MacArthur Foundation working papers on DPRK collapse

Here is the text from the MacArthur Foundation:

North Korean Contingency and Prospects of China’s Military Intervention (PDF)
Park Changhee considers whether China would intervene with its military in the event of breakdown. A number of contingencies could occur in North Korea which could pose a direct threat to Chinese security and, Park argues, the prospect that the reunification of North and South Korea could result in a unified Korea as a U.S. ally means that China’s security is at stake even without direct threats in the form of refugee flows or instability among China’s Korean community. He concludes that given what is at stake on the peninsula for China, South Korea should expect and plan for Chinese involvement in a regime crisis in North Korea.

A Review of the Legacies associated with a Sudden Change in North Korea (PDF)
Shin Beomchul reviews legal issues surrounding regime collapse and reunification. Regime breakdown and reunification pose challenges in light of international law and South Korean domestic law. The latter especially could be problematic as South Korea will have to determine how to integrate the civil, criminal, and public legal codes of the two countries, and could also have to draft and enact a new constitution.

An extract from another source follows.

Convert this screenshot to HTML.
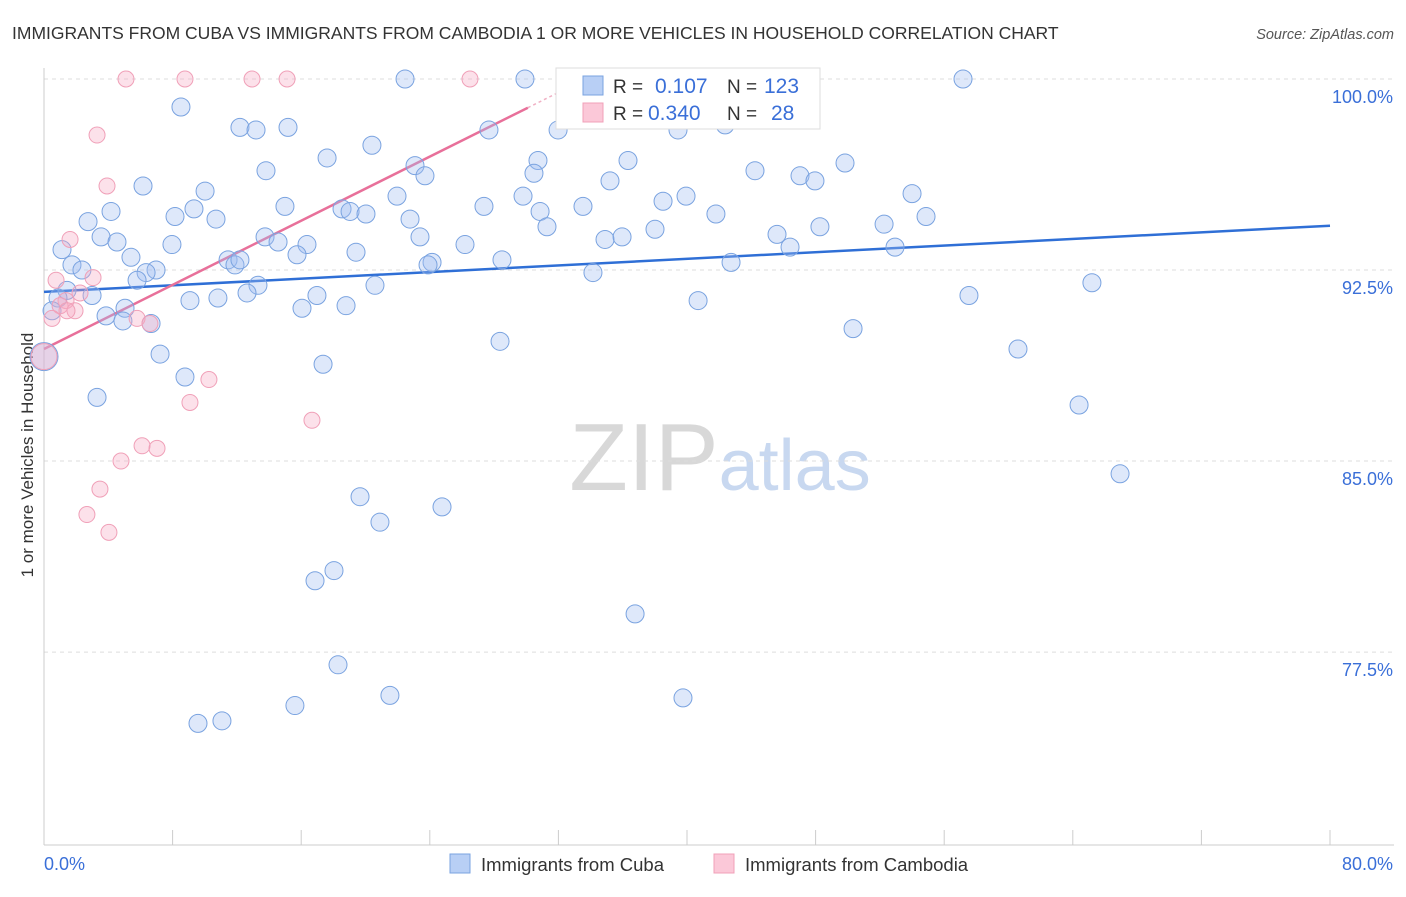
<!DOCTYPE html>
<html><head><meta charset="utf-8"><style>
body{margin:0;background:#fff;font-family:"Liberation Sans",sans-serif}
svg text{font-family:"Liberation Sans",sans-serif}
</style></head><body>
<svg id="chart" width="1406" height="892" xmlns="http://www.w3.org/2000/svg">
<text x="12" y="39" font-size="17.5" fill="#333">IMMIGRANTS FROM CUBA VS IMMIGRANTS FROM CAMBODIA 1 OR MORE VEHICLES IN HOUSEHOLD CORRELATION CHART</text>
<text x="1394" y="39" font-size="14.5" fill="#555" text-anchor="end" font-style="italic">Source: ZipAtlas.com</text>
<text x="720" y="490" font-size="96" text-anchor="middle" fill="#ddd" font-family="Liberation Serif"><tspan fill="#d8d8d8">ZIP</tspan><tspan fill="#c8d8f0" font-family="Liberation Sans" font-size="72">atlas</tspan></text>
<text transform="translate(33,455) rotate(-90)" font-size="17" fill="#333" text-anchor="middle">1 or more Vehicles in Household</text>
<g id="grid"></g><g id="axes"></g><g id="trend"></g><g id="pts"></g>
<g>
<rect x="556" y="68" width="264" height="61" fill="#fff" stroke="#ddd"/>
<rect x="583" y="76" width="20" height="19" fill="#b8cff5" stroke="#7aa3e0"/>
<text x="613" y="93" font-size="19" fill="#333">R = </text><text x="655" y="93" font-size="21" fill="#3a6fd8">0.107</text>
<text x="727" y="93" font-size="19" fill="#333">N =</text><text x="764" y="93" font-size="21" fill="#3a6fd8">123</text>
<rect x="583" y="103" width="20" height="19" fill="#fbc8d8" stroke="#f0a0b8"/>
<text x="613" y="120" font-size="19" fill="#333">R = </text><text x="648" y="120" font-size="21" fill="#3a6fd8">0.340</text>
<text x="727" y="120" font-size="19" fill="#333">N =</text><text x="771" y="120" font-size="21" fill="#3a6fd8">28</text>
</g>
<g>
<rect x="450" y="854" width="20" height="19" fill="#b8cff5" stroke="#7aa3e0"/>
<text x="481" y="871" font-size="18.5" fill="#333">Immigrants from Cuba</text>
<rect x="714" y="854" width="20" height="19" fill="#fbc8d8" stroke="#f0a0b8"/>
<text x="745" y="871" font-size="18.5" fill="#333">Immigrants from Cambodia</text>
</g>
</svg>
<script>
const yTicks=[100,92.5,85,77.5];
const yTickLabels=["100.0%","92.5%","85.0%","77.5%"];
const xTicks=[0,8,16,24,32,40,48,56,64,72,80];
const cubaX=[0,22.46,29.92,32.41,57.17,8.52,12.19,13.19,15.18,27.68,31.98,39.44,42.37,17.61,20.40,13.81,30.73,36.33,23.08,23.70,30.48,44.23,47.03,47.96,49.83,6.16,10.02,35.21,54.00,4.17,8.15,9.33,10.70,14.99,18.54,19.04,20.03,21.96,22.77,27.37,29.80,30.86,33.53,38.51,39.94,41.80,54.87,2.74,3.55,4.54,7.96,13.75,14.56,16.36,23.39,26.19,31.29,34.90,35.96,38.01,45.60,46.41,48.27,52.26,52.94,1.12,1.74,5.41,6.97,6.35,2.36,11.45,11.88,12.19,15.74,19.41,24.14,23.89,28.49,34.15,42.74,5.79,13.31,20.59,1.43,2.99,0.87,9.08,10.82,12.63,16.98,5.04,3.86,4.91,6.66,16.05,18.79,40.69,57.54,65.19,0.50,50.33,7.22,28.37,60.59,17.36,8.77,3.30,64.39,66.94,19.66,24.76,20.90,18.04,16.86,36.77,18.29,21.52,39.75,15.61,9.58,11.07];
const cubaY=[89.1,100,100,100,100,98.9,98.1,98.0,98.1,98.0,98.0,98.0,98.2,96.9,97.4,96.4,96.8,96.8,96.6,96.2,96.3,96.4,96.2,96.0,96.7,95.8,95.6,96.0,95.5,94.8,94.6,94.9,94.5,95.0,94.9,94.8,94.7,95.4,94.5,95.0,95.4,94.8,95.0,95.2,95.4,94.7,94.6,94.4,93.8,93.6,93.5,93.8,93.6,93.5,93.8,93.5,94.2,93.7,93.8,94.1,93.9,93.4,94.2,94.3,93.4,93.3,92.7,93.0,92.5,92.4,92.5,92.9,92.7,92.9,93.1,93.2,92.8,92.7,92.9,92.4,92.8,92.1,91.9,91.9,91.7,91.5,91.4,91.3,91.4,91.6,91.5,91.0,90.7,90.5,90.4,91.0,91.1,91.3,91.5,92.0,90.9,90.2,89.2,89.7,89.4,88.8,88.3,87.5,87.2,84.5,83.6,83.2,82.6,80.7,80.3,79.0,77.0,75.8,75.7,75.4,74.7,74.8];
const cambX=[5.10,8.77,12.94,15.12,26.50,3.30,3.92,1.62,0.75,3.05,1.37,1.00,2.24,1.93,0.50,1.43,5.79,6.59,0,10.26,9.08,16.67,6.10,7.03,4.79,3.48,2.67,4.04];
const cambY=[100,100,100,100,100,97.8,95.8,93.7,92.1,92.2,91.3,91.1,91.6,90.9,90.6,90.9,90.6,90.4,89.1,88.2,87.3,86.6,85.6,85.5,85.0,83.9,82.9,82.2];
const cubaTrend=[91.64,94.24];
const cambTrend=[89.4,0.3147];
const ns="http://www.w3.org/2000/svg";
const X=v=>44+v*16.075, Y=v=>79+(100-v)*25.47;
function mk(tag,attrs,parent){const e=document.createElementNS(ns,tag);for(const k in attrs)e.setAttribute(k,attrs[k]);document.getElementById(parent).appendChild(e);return e;}
yTicks.forEach((t,i)=>{
 const l=mk('line',{x1:44,x2:1394,y1:Y(t),y2:Y(t),stroke:'#ddd','stroke-dasharray':'4,4'},'grid');
 
 
 const tx=mk('text',{x:1393,y:Y(t)+24,'font-size':18,fill:'#3a6fd8','text-anchor':'end'},'grid');
 tx.textContent=yTickLabels[i];
 
 
});
const xa=mk('line',{x1:44,x2:1394,y1:845,y2:845,stroke:'#ccc'},'axes');


const ya=mk('line',{x1:44,x2:44,y1:68,y2:845,stroke:'#ccc'},'axes');


xTicks.forEach(t=>{
 const l=mk('line',{x1:X(t),x2:X(t),y1:830,y2:845,stroke:'#ccc'},'axes');
 
 
});
const xl0=mk('text',{x:44,y:870,'font-size':18,fill:'#3a6fd8'},'axes');xl0.textContent='0.0%';


const xl1=mk('text',{x:1393,y:870,'font-size':18,fill:'#3a6fd8','text-anchor':'end'},'axes');xl1.textContent='80.0%';


cubaX.forEach((v,i)=>{
 const c=mk('circle',{cx:X(v),cy:Y(cubaY[i]),r:i===0?14:9,fill:'rgba(160,190,240,0.35)',stroke:'#7aa3e0','stroke-width':1},'pts');
 
 
});
cambX.forEach((v,i)=>{
 const c=mk('circle',{cx:X(v),cy:Y(cambY[i]),r:i===18?13:8,fill:'rgba(245,170,195,0.35)',stroke:'#f0a0b8','stroke-width':1},'pts');
 
 
});
const bt=mk('line',{x1:X(0),y1:Y(cubaTrend[0]),x2:X(80),y2:Y(cubaTrend[1]),stroke:'#2f6fd6','stroke-width':2.5},'trend');


const pt=mk('line',{x1:X(0),y1:Y(cambTrend[0]),x2:X(30.1),y2:Y(cambTrend[0]+cambTrend[1]*30.1),stroke:'#e8709a','stroke-width':2.5},'trend');


const pd=mk('line',{x1:X(30.1),y1:Y(cambTrend[0]+cambTrend[1]*30.1),x2:X(32),y2:Y(cambTrend[0]+cambTrend[1]*32),stroke:'#f0b0c4','stroke-width':1.5,'stroke-dasharray':'3,3'},'trend');


</script>
</body></html>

The Economic Impacts of a North Korean Collapse (PDF)
Deok Ryong Yoon considers the economic consequences of regime collapse. Regime collapse followed by rapid reunification could shock South Korea’s economy in the short term, producing a capital outflow, devaluation of the won, and asset market crashes. Over the longer term, South Korea will have to manage the unification of labor markets and currencies, and will have to cope with the potentially steep administrative costs of national reunification.

Here is a link to the Ilmin International Relations Institute (IIRI) which produced the papers.


2 Responses to “MacArthur Foundation working papers on DPRK collapse”

  1. Thanks too for these, Curtis. But MacArthur’s onward link to the Ilmin Institute at Korea University, which produced these, seems not to work ???